Interior essentially wants to try to correct select deficiencies in its review after the fact, as if putting a Band-Aid on a deep tissue problem. It also entirely ignores the numerous other legal issues raised by plaintiff groups, such as failing to follow laws meant to protect our lands, air and water.
Multiple lawsuits, many legal flaws
We and the Western Mining Action Project took multiple agencies to court on behalf of 11 clients in 2020, charging Interior agencies and the Corps of Engineers with violating the law when approving the Ambler project based on an inaccurate and inadequate environmental review.
A separate lawsuit filed by five Alaska Native villages and the Tanana Chiefs Conference also challenged a number of legal violations that occurred when agencies authorized the Ambler Road, including failing to meaningfully analyze the impacts to tribes and subsistence.

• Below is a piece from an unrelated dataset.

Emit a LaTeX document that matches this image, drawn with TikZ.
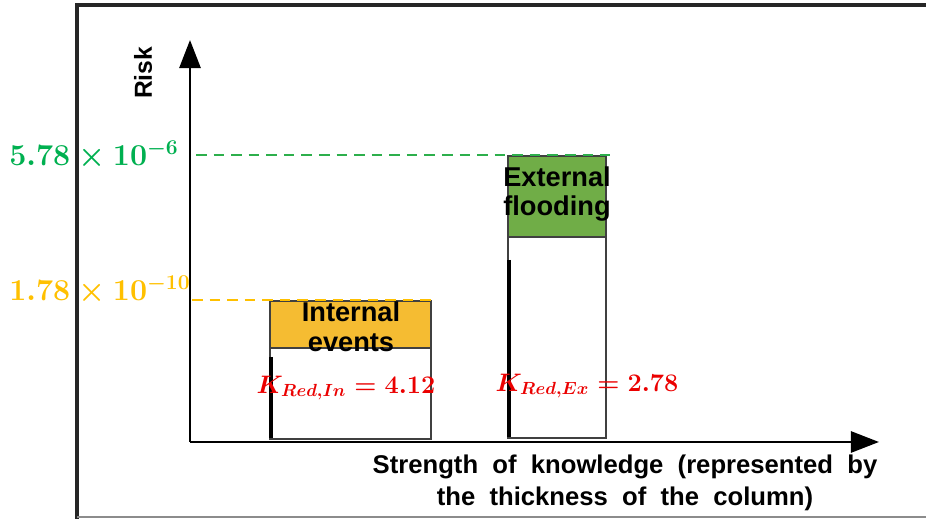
\documentclass[tikz,border=0pt]{standalone}
\usepackage{fontspec}
\setmainfont{Liberation Sans}
\usetikzlibrary{arrows.meta}
\definecolor{riskgreen}{RGB}{0,176,80}
\definecolor{riskyellow}{RGB}{255,192,0}
\definecolor{barorange}{RGB}{245,188,50}
\definecolor{bargreen}{RGB}{112,173,71}
\definecolor{kred}{RGB}{235,0,0}
\tikzset{
  axis/.style = {line width = 1.5pt, -{Triangle[width = 12pt, length = 16pt]}},
  level/.style = {dashed, line width = 1pt, dash pattern = on 6pt off 4pt},
  column/.style = {draw = black!75, line width = 1pt},
  barlabel/.style = {font = \fontsize{15.5}{17}\selectfont\bfseries, align = center, inner sep = 0pt},
  valuelabel/.style = {font = \fontsize{16.5}{18}\selectfont\boldmath, inner sep = 0pt},
  kvalue/.style = {text = kred, font = \fontsize{14.8}{16}\selectfont\boldmath, inner sep = 0pt}
}
\begin{document}
\begin{tikzpicture}[x = 0.02cm, y = -0.02cm]
\useasboundingbox (0,0) rectangle (926,519);
% frame
\draw[line width = 2pt, black!85] (926,5) -- (77,5) -- (77,519);
\draw[line width = 1pt, black!45] (77,517) -- (926,517);
% axes
\coordinate (o) at (190,442);
\coordinate (ytip) at (190,40);
\coordinate (xtip) at (879,442);
\draw[axis] (o) -- (ytip);
\draw[axis] (o) -- (xtip);
\node[rotate = 90, font = \fontsize{14}{16}\selectfont\bfseries] (risk) at (143,73) {Risk};
\node[font = \fontsize{14.6}{16}\selectfont\bfseries, align = center, inner sep = 0pt] (xlabel) at (625,483)
  {Strength\ \ of\ \ knowledge\ \ (represented\ \ by\\[2pt] the\ \ thickness\ \ of\ \ the\ \ column)};
% columns
\draw[column, fill = white] (270,301) rectangle (431,439);
\draw[column, fill = barorange] (270,301) rectangle (431,348);
\draw[column, fill = white] (508,156) rectangle (606,438);
\draw[column, fill = bargreen] (508,156) rectangle (606,237);
\draw[line width = 2pt] (271,357) -- (271,438);
\draw[line width = 2pt] (509,260) -- (509,437);
\node[barlabel] (inlabel) at (351,327) {Internal\\events};
\node[barlabel] (exlabel) at (557,194) {External\\flooding};
% levels
\coordinate (gl) at (196,155);
\coordinate (gr) at (610,155);
\coordinate (yl) at (192,300);
\coordinate (yr) at (432,300);
\draw[level, draw = riskgreen!60!bargreen] (gl) -- (gr);
\draw[level, draw = riskyellow] (yl) -- (yr);
\node[valuelabel, text = riskgreen, anchor = west] (top) at (9,155) {$5.78\times10^{-6}$};
\node[valuelabel, text = riskyellow, anchor = west] (low) at (9,290) {$1.78\times10^{-10}$};
\node[kvalue] (kin) at (346,388) {$K_{Red,In}=4.12$};
\node[kvalue] (kex) at (587,386) {$K_{Red,Ex}=2.78$};
\end{tikzpicture}
\end{document}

The Biden administration later requested multiple stays in the case, and now acknowledges that there were issues with its analysis of subsistence and cultural resource impacts while nonetheless asking the court to allow the applicant, the Alaska Industrial Development and Export Authority, to keep its permits for the project during the government’s reconsideration of some environmental impacts.
A statement issued by TCC thanked agencies for acknowledging significant legal defects in the decisions to approve the Ambler Road and urging the state of Alaska to drop the road proposal. “The 200+ mile Ambler road represents a fundamental threat to our people, our subsistence way of life and our cultural resources,” said Brian Ridley, TCC President. “We appreciate that the federal government recognized the flaws in the previous administration’s decisions to permit the road. We believe any objective review of the full impacts of this project, including the mining that it would facilitate, would demonstrate that constructing this road through the heart of our traditional lands would be a terrible idea. We urge the State of Alaska to drop the road proposal altogether.”
The court has not yet ruled on Interior’s request. Our fight to stop the Ambler Road is far from over.